■ **SET EXERCISE**
Work out how many lines have "seaborn" in them. Give only that number.

■ **DATA EXTRACT**
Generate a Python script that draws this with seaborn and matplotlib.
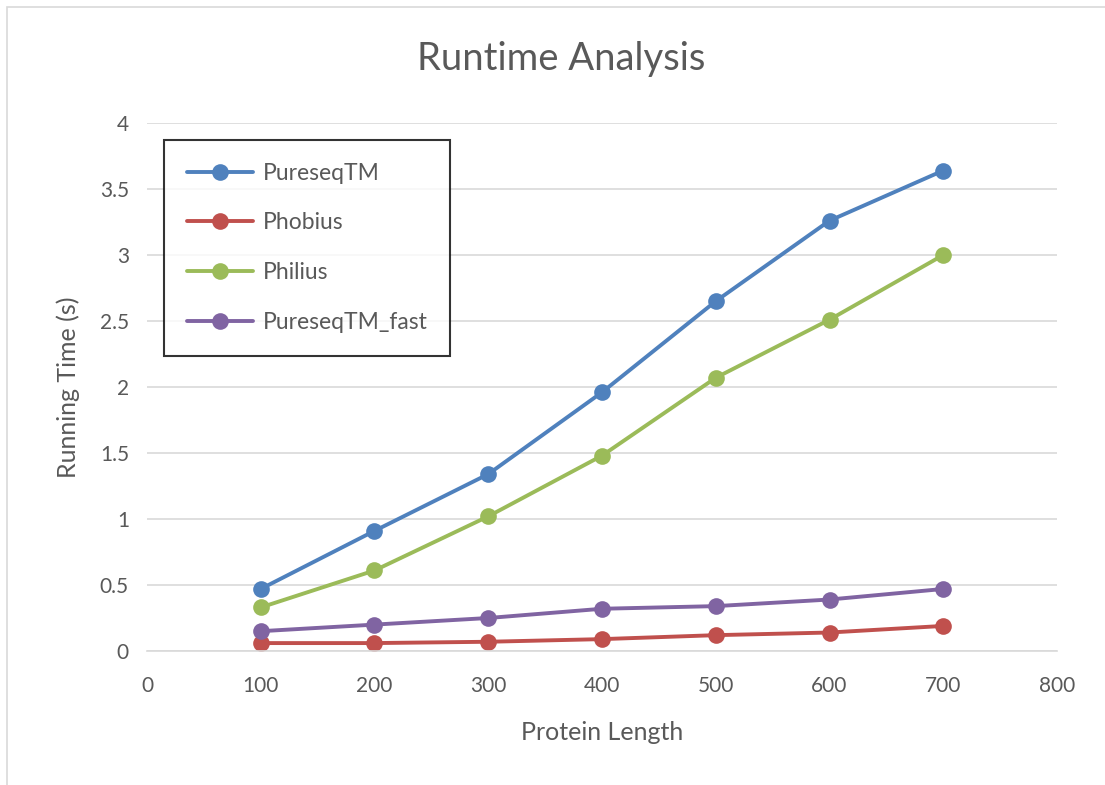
import matplotlib
matplotlib.use("Agg")
import matplotlib.pyplot as plt
import seaborn as sns
import pandas as pd
from matplotlib.patches import Rectangle

lengths = [100, 200, 300, 400, 500, 600, 700]
pureseqtm = [0.47, 0.91, 1.34, 1.96, 2.65, 3.26, 3.64]
phobius = [0.06, 0.06, 0.07, 0.09, 0.12, 0.14, 0.19]
philius = [0.33, 0.61, 1.02, 1.48, 2.07, 2.51, 3.00]
pureseqtm_fast = [0.15, 0.20, 0.25, 0.32, 0.34, 0.39, 0.47]

series = ["PureseqTM", "Phobius", "Philius", "PureseqTM_fast"]
colors = ["#4F81BD", "#C0504D", "#9BBB59", "#8064A2"]
xticks = [0, 100, 200, 300, 400, 500, 600, 700, 800]
yticks = [0, 0.5, 1, 1.5, 2, 2.5, 3, 3.5, 4]
ytick_labels = ["0", "0.5", "1", "1.5", "2", "2.5", "3", "3.5", "4"]

df = pd.DataFrame({
    "Protein Length": lengths * 4,
    "Running Time": pureseqtm + phobius + philius + pureseqtm_fast,
    "Method": sum([[s] * len(lengths) for s in series], []),
})

sns.set_theme(style="white")
plt.rcParams["font.family"] = ["Lato", "DejaVu Sans"]
text_color = "#595959"

fig = plt.figure(figsize=(11.05, 7.85), dpi=100)
fig.patches.append(Rectangle((7 / 1105, -0.01), 1.1, 1 - 7 / 785 + 0.01,
                             transform=fig.transFigure, fill=False,
                             edgecolor="#D9D9D9", linewidth=1.2))
ax = fig.add_axes([0.133, 0.1707, 0.8236, 0.6726])

sns.lineplot(data=df, x="Protein Length", y="Running Time", hue="Method",
             hue_order=series, palette=colors, marker="o", markersize=12,
             markeredgewidth=0, linewidth=2.8, ax=ax)

ax.set_xlim(0, 800)
ax.set_ylim(0, 4)
ax.set_xticks(xticks)
ax.set_xticklabels([str(t) for t in xticks])
ax.set_yticks(yticks)
ax.set_yticklabels(ytick_labels)
ax.tick_params(axis="both", labelsize=15, colors=text_color, length=0)
ax.tick_params(axis="x", pad=18)
ax.tick_params(axis="y", pad=13)
ax.grid(axis="y", color="#D9D9D9", linewidth=1.2)
ax.grid(axis="x", visible=False)
for side in ["top", "right", "left"]:
    ax.spines[side].set_visible(False)
ax.spines["bottom"].set_color("#D9D9D9")
ax.spines["bottom"].set_linewidth(1.2)

ax.set_xlabel("Protein Length", fontsize=18, color=text_color, labelpad=18)
ax.set_ylabel("Running Time (s)", fontsize=18, color=text_color, labelpad=14)
fig.text(0.508, 0.925, "Runtime Analysis", ha="center", va="center",
         fontsize=27.5, color=text_color)

leg = ax.legend(loc="upper left", bbox_to_anchor=(0.0187, 0.968),
                fontsize=16.5, frameon=True, fancybox=False, borderpad=1.0,
                labelspacing=1.25, handlelength=2.9, handletextpad=0.4,
                borderaxespad=0)
leg.get_frame().set_edgecolor("black")
leg.get_frame().set_linewidth(1.5)
for t in leg.get_texts():
    t.set_color(text_color)

fig.savefig("out.png", dpi=100)
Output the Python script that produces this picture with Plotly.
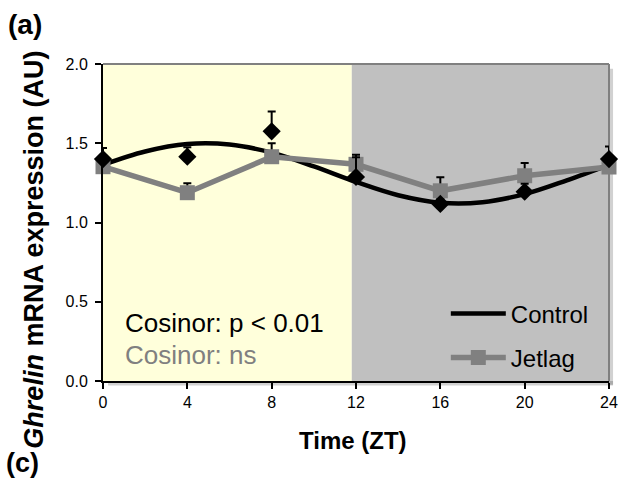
import plotly.graph_objects as go

# ---- data ----
zt = [0, 4, 8, 12, 16, 20, 24]
control_mean = [1.40, 1.415, 1.575, 1.287, 1.117, 1.194, 1.40]
control_err = [0.07, 0.06, 0.125, 0.125, 0.03, 0.05, 0.08]
jetlag_mean = [1.352, 1.188, 1.415, 1.367, 1.20, 1.295, 1.35]
jetlag_err = [0.05, 0.06, 0.085, 0.06, 0.085, 0.08, 0.05]

# cosinor fit curve for Control
fit_t = [0, 2, 4, 6, 8, 10, 12, 14, 16, 18, 20, 22, 24]
fit_y = [1.364, 1.448, 1.495, 1.492, 1.441, 1.354, 1.256, 1.172, 1.125, 1.128, 1.179, 1.266, 1.364]

x_ticks = [0, 4, 8, 12, 16, 20, 24]
y_ticks = [0.0, 0.5, 1.0, 1.5, 2.0]
light_end = 11.8

FONT = "Arial, 'Liberation Sans', sans-serif"
YELLOW = "#FFFFDB"
GREY_BG = "#C0C0C0"
GREY = "#808080"

fig = go.Figure()

fig.add_trace(go.Scatter(
    x=fit_t, y=fit_y, mode="lines", name="Control",
    line=dict(color="black", width=4.5, shape="spline", smoothing=1.0),
    legendgroup="c", hoverinfo="skip", cliponaxis=False))

fig.add_trace(go.Scatter(
    x=zt, y=jetlag_mean, mode="lines+markers", name="Jetlag",
    line=dict(color=GREY, width=5.5),
    marker=dict(symbol="square", size=15, color=GREY),
    error_y=dict(type="data", array=jetlag_err, symmetric=False,
                 arrayminus=[0] * len(zt), color="black", thickness=2, width=4),
    legendgroup="j", cliponaxis=False))

fig.add_trace(go.Scatter(
    x=zt, y=control_mean, mode="markers", name="Control data",
    marker=dict(symbol="diamond", size=14, color="black"),
    error_y=dict(type="data", array=control_err, symmetric=False,
                 arrayminus=[0] * len(zt), color="black", thickness=2, width=4),
    showlegend=False, cliponaxis=False))

shapes = [
    dict(type="rect", xref="x", yref="paper", x0=0, x1=light_end, y0=0, y1=1,
         fillcolor=YELLOW, line=dict(width=0), layer="below"),
    dict(type="rect", xref="x", yref="paper", x0=light_end, x1=24, y0=0, y1=1,
         fillcolor=GREY_BG, line=dict(width=0), layer="below"),
    # shadow
    dict(type="rect", xref="paper", yref="paper", x0=1.0, x1=1.008, y0=-0.012, y1=0.985,
         fillcolor="rgba(0,0,0,0.18)", line=dict(width=0), layer="below"),
    dict(type="rect", xref="paper", yref="paper", x0=0.01, x1=1.008, y0=-0.014, y1=0.0,
         fillcolor="rgba(0,0,0,0.18)", line=dict(width=0), layer="below"),
    # frame top/right
    dict(type="line", xref="paper", yref="paper", x0=0, x1=1, y0=1, y1=1,
         line=dict(color=GREY, width=2), layer="below"),
    dict(type="line", xref="paper", yref="paper", x0=1, x1=1, y0=0, y1=1,
         line=dict(color=GREY, width=2), layer="below"),
]

annotations = [
    dict(text="Cosinor: p < 0.01", x=0.95, y=0.366, xref="x", yref="y",
         xanchor="left", yanchor="middle", showarrow=False,
         font=dict(family=FONT, size=26, color="black")),
    dict(text="Cosinor: ns", x=0.95, y=0.164, xref="x", yref="y",
         xanchor="left", yanchor="middle", showarrow=False,
         font=dict(family=FONT, size=26, color=GREY)),
    dict(text="<b>Time (ZT)</b>", x=0.494, y=-0.189, xref="paper", yref="paper",
         xanchor="center", yanchor="middle", showarrow=False,
         font=dict(family=FONT, size=24, color="black")),
    dict(text="<b><i>Ghrelin</i> mRNA expression (AU)</b>", x=-0.136, y=0.415,
         xref="paper", yref="paper", xanchor="center", yanchor="middle",
         textangle=-90, showarrow=False,
         font=dict(family=FONT, size=27, color="black")),
    dict(text="<b>(a)</b>", x=-0.192, y=1.126, xref="paper", yref="paper",
         xanchor="left", yanchor="middle", showarrow=False,
         font=dict(family=FONT, size=28, color="black")),
    dict(text="<b>(c)</b>", x=-0.196, y=-0.258, xref="paper", yref="paper",
         xanchor="left", yanchor="middle", showarrow=False,
         font=dict(family=FONT, size=27, color="black")),
]

fig.update_layout(
    width=623, height=480, autosize=False,
    margin=dict(l=103, r=14, t=64, b=99, autoexpand=False),
    paper_bgcolor="white", plot_bgcolor="white",
    font=dict(family=FONT, size=16, color="black"),
    shapes=shapes, annotations=annotations,
    showlegend=True,
    legend=dict(x=0.97, y=0.283, xanchor="right", yanchor="top",
                bgcolor="rgba(0,0,0,0)", font=dict(family=FONT, size=24),
                traceorder="grouped", tracegroupgap=10, itemwidth=55),
    xaxis=dict(range=[0, 24], tickvals=x_ticks, ticktext=[str(v) for v in x_ticks],
               showgrid=False, zeroline=False, showline=True, linecolor="black",
               linewidth=2, ticks="outside", ticklen=6, tickwidth=2, tickcolor="black",
               tickfont=dict(size=16), automargin=False),
    yaxis=dict(range=[0, 2], tickvals=y_ticks, ticktext=[f"{v:.1f}" for v in y_ticks],
               showgrid=False, zeroline=False, showline=True, linecolor="black",
               linewidth=2, ticks="outside", ticklen=6, tickwidth=2, tickcolor="black",
               tickfont=dict(size=16), automargin=False, ticklabelstandoff=4),
)

fig.write_html("out.html")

■ **ANSWER FOR THIS EXERCISE**
2